An Ethereum researcher has published a proposal that could let wallets and smart accounts verify post-quantum signatures directly on the EVM — no protocol-level overhaul required. The design, posted this week on the Ethereum Research Forum by the researcher known as nicocsgy, replaces the usual SHAKE256 hash with KECCAK256 to keep costs down inside Ethereum's native execution environment. It's still a research draft, not a shipping standard, but it gives the ecosystem a concrete path to think about before quantum computing becomes an urgent problem.

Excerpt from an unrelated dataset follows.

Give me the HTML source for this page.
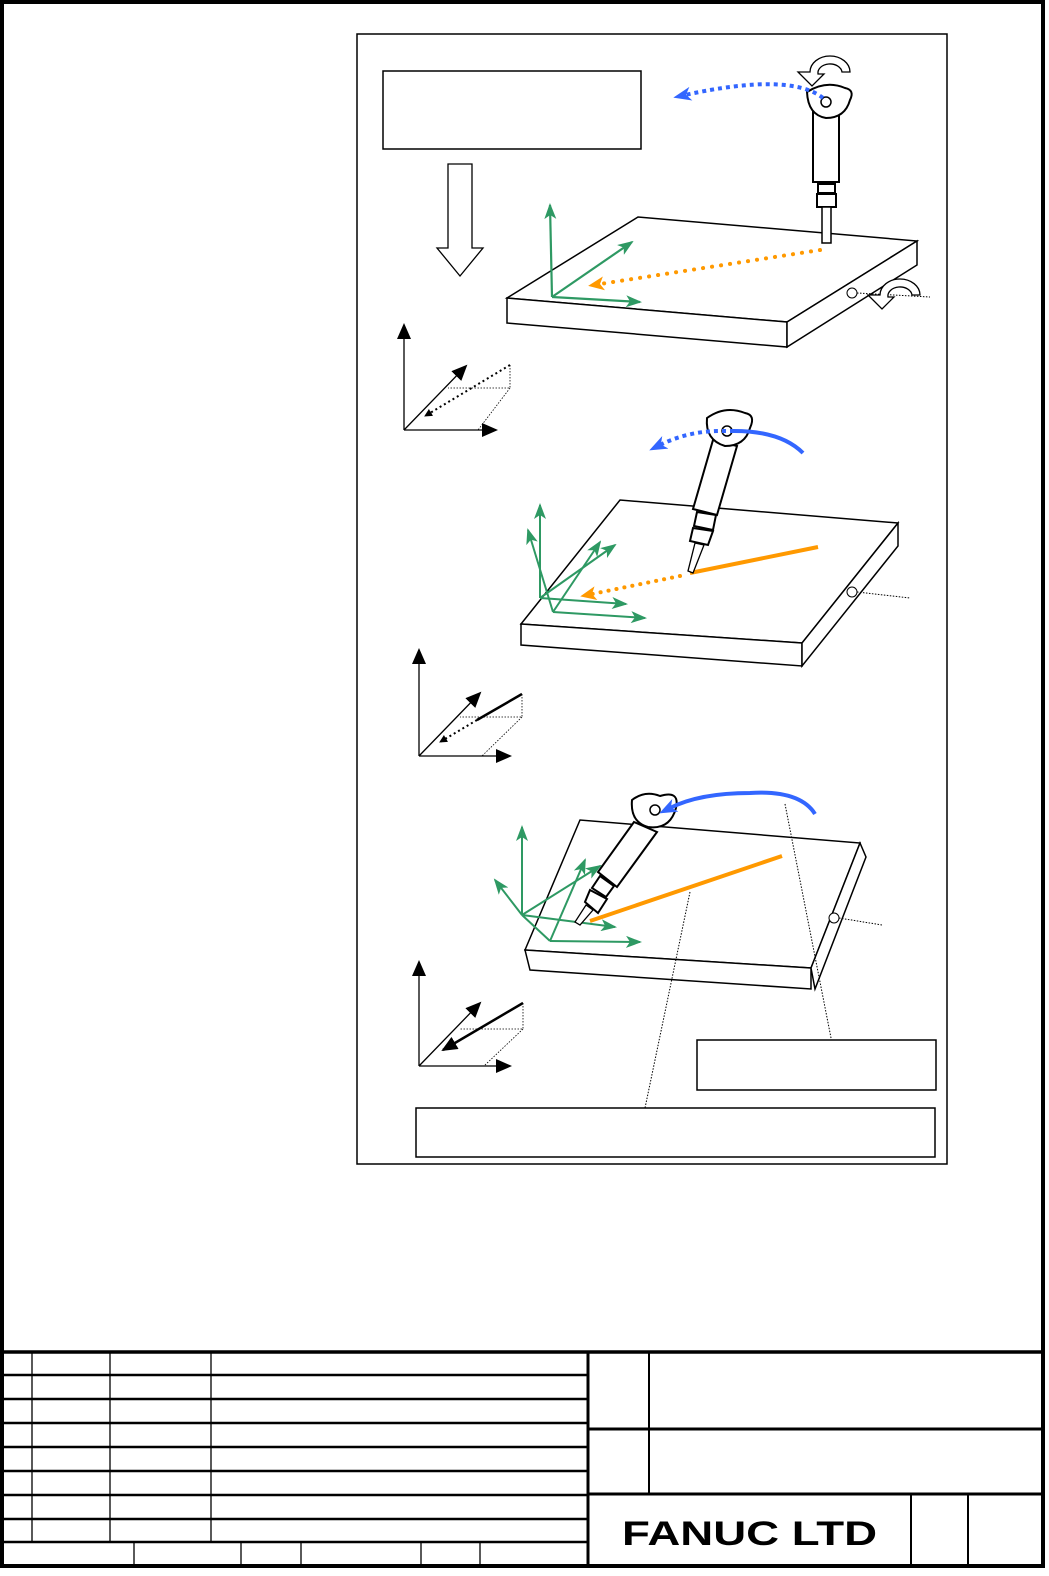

What the proposal does differently
The scheme uses SPHINCS+, a stateless post-quantum signature scheme that the U.S. National Institute of Standards and Technology (NIST) standardized a few years ago. For the EVM, the proposal swaps out SHAKE256 for KECCAK256 — a hash that's already native to the network. That swap makes verification cheaper because the EVM doesn't have to pay extra opcode costs for a non-native hash.
The estimated gas cost for verifying one signature lands between 127,000 and 150,000 gas. That's more than a normal ECDSA signature, but the researcher argues it's practical for high-value wallets and smart accounts where the security upgrade justifies the expense. The proposal is deliberately narrow: it focuses on typical wallet behavior, not every theoretical edge case. A production version would need serious review before anyone trusts it with real funds.
Why now, and why not yet
Quantum computing isn't an immediate threat to Ethereum wallets. No one is breaking elliptic-curve cryptography in production today. But the ecosystem needs credible upgrade paths before the risk becomes urgent — and that means starting the engineering work years in advance. This proposal is one such path: it gives wallet developers a migration route that doesn't require waiting for a hard fork or a change to Ethereum's consensus layer.
The timing also matters because Ethereum's account abstraction efforts are gaining traction. Smart accounts that manage their own signature verification logic could adopt a scheme like this without touching the core protocol. That's the whole point: the proposal aims to provide a migration path for wallets and smart accounts without a full protocol-level upgrade.
What comes next
This is still research. Any production version would need a thorough audit, real-world testing, and probably multiple rounds of community feedback. The Ethereum Research Forum post is an invitation for other researchers and developers to poke holes in the design, stress-test the gas estimates, and suggest improvements. No one should expect to deploy this to mainnet tomorrow — but it's the kind of foundational work that might prevent a panic later.